» **Recorded data**:

========

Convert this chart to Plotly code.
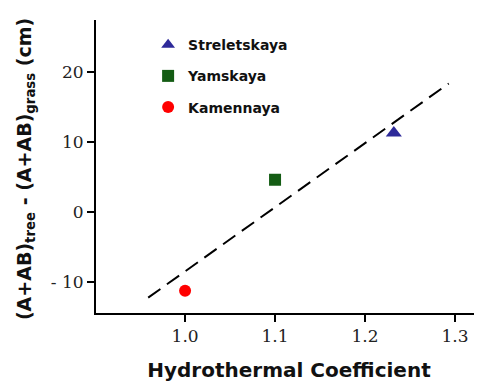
import plotly.graph_objects as go

# Data
sites = ["Streletskaya", "Yamskaya", "Kamennaya"]
htc = [1.232, 1.10, 1.0]
diff_cm = [11.3, 4.6, -11.3]
colors = ["#2e2a9a", "#145c14", "#ff0000"]
symbols = ["triangle-up", "square", "circle"]
marker_sizes = [14, 12, 12]

fit_x = [0.959, 1.293]
fit_y = [-12.3, 18.4]

x_tickvals = [1.0, 1.1, 1.2, 1.3]
x_ticktext = ["1.0", "1.1", "1.2", "1.3"]
y_tickvals = [-10, 0, 10, 20]
y_ticktext = ["- 10", "0", "10", "20"]

fig = go.Figure()
fig.add_trace(go.Scatter(x=fit_x, y=fit_y, mode="lines",
                         line=dict(color="black", width=2, dash="15px,8px"),
                         showlegend=False, hoverinfo="skip"))
for i, s in enumerate(sites):
    fig.add_trace(go.Scatter(x=[htc[i]], y=[diff_cm[i]], mode="markers",
                             name="<b>" + s + "</b>", legendgroup=s,
                             marker=dict(symbol=symbols[i], color=colors[i],
                                         size=marker_sizes[i], line=dict(width=0))))

# page body has an 8px margin, so the figure is sized/margined to compensate
fig.update_layout(
    width=474, height=375,
    margin=dict(l=88, r=0, t=12, b=70),
    plot_bgcolor="white", paper_bgcolor="white",
    legend=dict(x=0.135, y=0.969, xanchor="left", yanchor="top",
                font=dict(family="DejaVu Sans", size=14, color="#111"),
                bgcolor="rgba(0,0,0,0)", tracegroupgap=10),
    legend_itemsizing="constant",
)
fig.update_xaxes(range=[0.901, 1.33], tickvals=x_tickvals, ticktext=x_ticktext,
                 automargin=False,
                 showline=True, linecolor="black", linewidth=2, mirror=False,
                 ticks="outside", ticklen=7, tickwidth=2, tickcolor="black",
                 showgrid=False, zeroline=False,
                 tickfont=dict(family="DejaVu Serif", size=17, color="#222"),
                 title=dict(text="<b>Hydrothermal Coefficient</b>",
                            font=dict(family="DejaVu Sans", size=20, color="#111"),
                            standoff=18))
fig.update_yaxes(range=[-14.5, 27.5], tickvals=y_tickvals, ticktext=y_ticktext,
                 automargin=False,
                 showline=True, linecolor="black", linewidth=2,
                 ticks="outside", ticklen=7, tickwidth=2, tickcolor="black",
                 showgrid=False, zeroline=False,
                 tickfont=dict(family="DejaVu Serif", size=17, color="#222"))
fig.add_annotation(text="<b>(A+AB)<sub>tree</sub> - (A+AB)<sub>grass</sub> (cm)</b>",
                   xref="paper", yref="paper", x=-0.184, y=0.491,
                   xanchor="center", yanchor="middle", textangle=-90,
                   showarrow=False,
                   font=dict(family="DejaVu Sans", size=19, color="#111"))
fig.write_html("out.html")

========

» **Aim**:
Restate the material word for word from its first line through the line containing "size=marker_sizes[i], line=dict(width=0))))", both included; the pictures do not belong in it.

» **Solution for this problem**:
Convert this chart to Plotly code.
import plotly.graph_objects as go

# Data
sites = ["Streletskaya", "Yamskaya", "Kamennaya"]
htc = [1.232, 1.10, 1.0]
diff_cm = [11.3, 4.6, -11.3]
colors = ["#2e2a9a", "#145c14", "#ff0000"]
symbols = ["triangle-up", "square", "circle"]
marker_sizes = [14, 12, 12]

fit_x = [0.959, 1.293]
fit_y = [-12.3, 18.4]

x_tickvals = [1.0, 1.1, 1.2, 1.3]
x_ticktext = ["1.0", "1.1", "1.2", "1.3"]
y_tickvals = [-10, 0, 10, 20]
y_ticktext = ["- 10", "0", "10", "20"]

fig = go.Figure()
fig.add_trace(go.Scatter(x=fit_x, y=fit_y, mode="lines",
                         line=dict(color="black", width=2, dash="15px,8px"),
                         showlegend=False, hoverinfo="skip"))
for i, s in enumerate(sites):
    fig.add_trace(go.Scatter(x=[htc[i]], y=[diff_cm[i]], mode="markers",
                             name="<b>" + s + "</b>", legendgroup=s,
                             marker=dict(symbol=symbols[i], color=colors[i],
                                         size=marker_sizes[i], line=dict(width=0))))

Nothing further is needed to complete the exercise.